Believing, then, that this is “a statute of the United States,” I think section 974, R. S. U. S., undoubtedly applies.

The next question that deserves attention is this: The clerk has taxed as costs the actual expenses of certain employees who were witnesses for the government, and the defendant objects thereto on the ground that, such witnesses being employees of the United States, their witness fees are covered by the sum paid them as salaries or wages, and that they are not entitled to any sum for witness fees.

In the case of U. S. v. Sanborn, 135 U. S. 285, 10 Sup. Ct. 817, 34 L. Ed. 112, the Supreme Court of the United States has passed upon this question adversely to defendant’s contention.
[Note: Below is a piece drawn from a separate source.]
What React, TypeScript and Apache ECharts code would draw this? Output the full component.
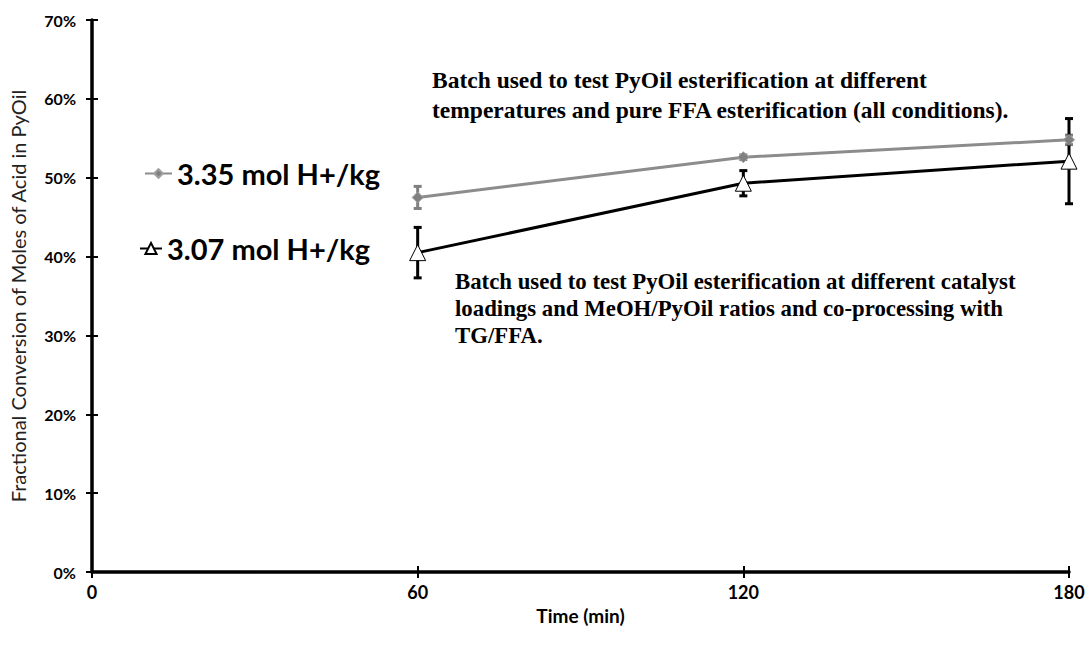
import React, { useEffect, useRef } from "react";
import * as echarts from "echarts";

// Time points (min)
const times = [60, 120, 180];

// Fractional conversion (%) for each acid-content batch
const batchHighLabel = "3.35 mol H+/kg";
const batchHighValues = [47.5, 52.6, 54.8];
const batchHighErr = [1.4, 0.3, 0.6];

const batchLowLabel = "3.07 mol H+/kg";
const batchLowValues = [40.5, 49.3, 52.1];
const batchLowErr = [3.2, 1.6, 5.4];

const xTicks = [0, 60, 120, 180];
const yTicks = [0, 10, 20, 30, 40, 50, 60, 70];

const noteTop = [
  "Batch used to test PyOil esterification at different",
  "temperatures and pure FFA esterification (all conditions).",
];
const noteBottom = [
  "Batch used to test PyOil esterification at different catalyst",
  "loadings and MeOH/PyOil ratios and co-processing with",
  "TG/FFA.",
];

const labelFont = "Lato, 'Open Sans', sans-serif";
const serifFont = "'Liberation Serif', 'DejaVu Serif', serif";

function errorBarSeries(values: number[], errs: number[], color: string) {
  const data = times.map((t, i) => [t, values[i] - errs[i], values[i] + errs[i]]);
  return {
    type: "custom",
    silent: true,
    z: 3,
    renderItem: (_params: any, api: any) => {
      const x = api.value(0);
      const lo = api.coord([x, api.value(1)]);
      const hi = api.coord([x, api.value(2)]);
      const cap = 4;
      const style = { stroke: color, lineWidth: 3 };
      return {
        type: "group",
        children: [
          { type: "line", shape: { x1: lo[0], y1: lo[1], x2: hi[0], y2: hi[1] }, style },
          { type: "line", shape: { x1: hi[0] - cap, y1: hi[1], x2: hi[0] + cap, y2: hi[1] }, style },
          { type: "line", shape: { x1: lo[0] - cap, y1: lo[1], x2: lo[0] + cap, y2: lo[1] }, style },
        ],
      };
    },
    data,
  };
}

export default function App() {
  const ref = useRef<HTMLDivElement>(null);

  useEffect(() => {
    if (!ref.current) return;
    const chart = echarts.init(ref.current, null, { renderer: "svg" });
    const grid = { left: 85, right: 22, top: 20, bottom: 75, containLabel: false };
    const axisLine = { lineStyle: { color: "#000", width: 3.5 } };
    const legendText = { fontFamily: labelFont, fontWeight: "bold", fontSize: 29, color: "#000" };

    const option: any = {
      animation: false,
      backgroundColor: "#fff",
      grid,
      legend: [
        {
          data: [batchHighLabel],
          left: 139,
          top: 154,
          itemWidth: 27,
          itemHeight: 11,
          itemGap: 2,
          textStyle: legendText,
        },
        {
          data: [batchLowLabel],
          left: 134,
          top: 229,
          itemWidth: 22,
          itemHeight: 14,
          itemGap: 2,
          textStyle: legendText,
        },
      ],
      xAxis: [
        {
          type: "value",
          min: 0,
          max: 180,
          interval: 60,
          name: "Time (min)",
          nameLocation: "middle",
          nameGap: 34,
          nameTextStyle: { fontFamily: labelFont, fontWeight: "bold", fontSize: 19, color: "#000" },
          axisLine,
          axisTick: { show: true, length: 6, lineStyle: { color: "#000", width: 2 } },
          axisLabel: {
            fontFamily: labelFont,
            fontWeight: "bold",
            fontSize: 18,
            color: "#000",
            margin: 11,
            customValues: xTicks,
          },
          splitLine: { show: false },
        },
        {
          type: "value",
          min: 0,
          max: 180,
          interval: 60,
          position: "bottom",
          axisLine: { show: false },
          axisTick: { show: true, inside: true, length: 6, lineStyle: { color: "#000", width: 2 } },
          axisLabel: { show: false },
          splitLine: { show: false },
        },
      ],
      yAxis: [
        {
          type: "value",
          min: 0,
          max: 70,
          interval: 10,
          name: "Fractional Conversion of Moles of Acid in PyOil",
          nameLocation: "middle",
          nameGap: 64,
          nameTextStyle: { fontFamily: labelFont, fontSize: 20, color: "#222" },
          axisLine,
          axisTick: { show: true, length: 6, lineStyle: { color: "#000", width: 2 } },
          axisLabel: {
            fontFamily: labelFont,
            fontWeight: "bold",
            fontSize: 16,
            color: "#000",
            margin: 16,
            formatter: "{value}%",
            customValues: yTicks,
          },
          splitLine: { show: false },
        },
        {
          type: "value",
          min: 0,
          max: 70,
          interval: 10,
          position: "left",
          axisLine: { show: false },
          axisTick: { show: true, inside: true, length: 6, lineStyle: { color: "#000", width: 2 } },
          axisLabel: { show: false },
          splitLine: { show: false },
        },
      ],
      series: [
        errorBarSeries(batchHighValues, batchHighErr, "#7f7f7f"),
        errorBarSeries(batchLowValues, batchLowErr, "#000"),
        {
          name: batchHighLabel,
          type: "line",
          z: 4,
          data: times.map((t, i) => [t, batchHighValues[i]]),
          lineStyle: { color: "#8c8c8c", width: 3 },
          itemStyle: { color: "#808080", borderColor: "#a0a0a0", borderWidth: 1 },
          symbol: "diamond",
          symbolSize: 11,
        },
        {
          name: batchLowLabel,
          type: "line",
          z: 5,
          data: times.map((t, i) => [t, batchLowValues[i]]),
          lineStyle: { color: "#000", width: 3 },
          itemStyle: { color: "#fff", borderColor: "#000", borderWidth: 1 },
          symbol: "triangle",
          symbolSize: 16,
        },
      ],
      graphic: [
        {
          type: "text",
          left: 432,
          top: 65,
          style: {
            text: noteTop.join("\n"),
            fontFamily: serifFont,
            fontWeight: "bold",
            fontSize: 23.5,
            lineHeight: 30,
            fill: "#000",
          },
        },
        {
          type: "text",
          left: 455,
          top: 268,
          style: {
            text: noteBottom.join("\n"),
            fontFamily: serifFont,
            fontWeight: "bold",
            fontSize: 22.8,
            lineHeight: 27,
            fill: "#000",
          },
        },
      ],
    };
    chart.setOption(option);
    return () => chart.dispose();
  }, []);

  return (
    <div
      ref={ref}
      style={{ position: "fixed", left: 0, top: 0, width: 1091, height: 647 }}
    />
  );
}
The court says:

“In other words, when the government is successful in a suit, the ‘necessary expenses’ of its witnesses, of the class described in section 850, take the place, in its bill of 'Costs, of the per diem and mileage which, but for that section, would have been taxed and allowed in its favor, just as a marshal may elect to take his actual traveling expenses instead of mileage where mileage is allowed to him.”

The next question raised by the appeal is that the clerk had not the right to tax the attendance of witnesses and other costs at the preliminary examination and before the grand jury. There are four federal cases holding with the defendant on this proposition, and I have not been able to find any federal case which holds against him.

Circuit Judge Ward, in United States v. Wilson (C. C.) 193 Led. 1007, says that the costs referred to,in said section 974, R. S., mean “taxable costs of the trial before the *134court-- and petit jury in which defendants have been convicted.”

Judge Sanford, in U. S. v. Smith (D. C.) 240 Fed. 757, says that the term means merely “taxable costs of the court cause.” He leaves it open whether “costs of the cause” is the same as “costs of the prosecution”; but Judge Treiber, in U. S. v. Briebach (D. C.) 245 Fed. 204, held, not only that the term “costs” does not include costs before preliminary magistrates or before grand juries, but' also that “costs of the cause” and “costs of prosecution” are virtually the same. The costs of the preliminary examination are to be borne at the expense of the United States. And again Judge Reed (Iowa), in U. S. v. Schwartz (D. C.) 249 Fed. 755, holds to the same effect.

It is the ruling of the court, therefore, that the defendant in each case is liable only for such costs as were incurred in the trial of that case respectively.

Ret the costs be retaxed in accordance with above.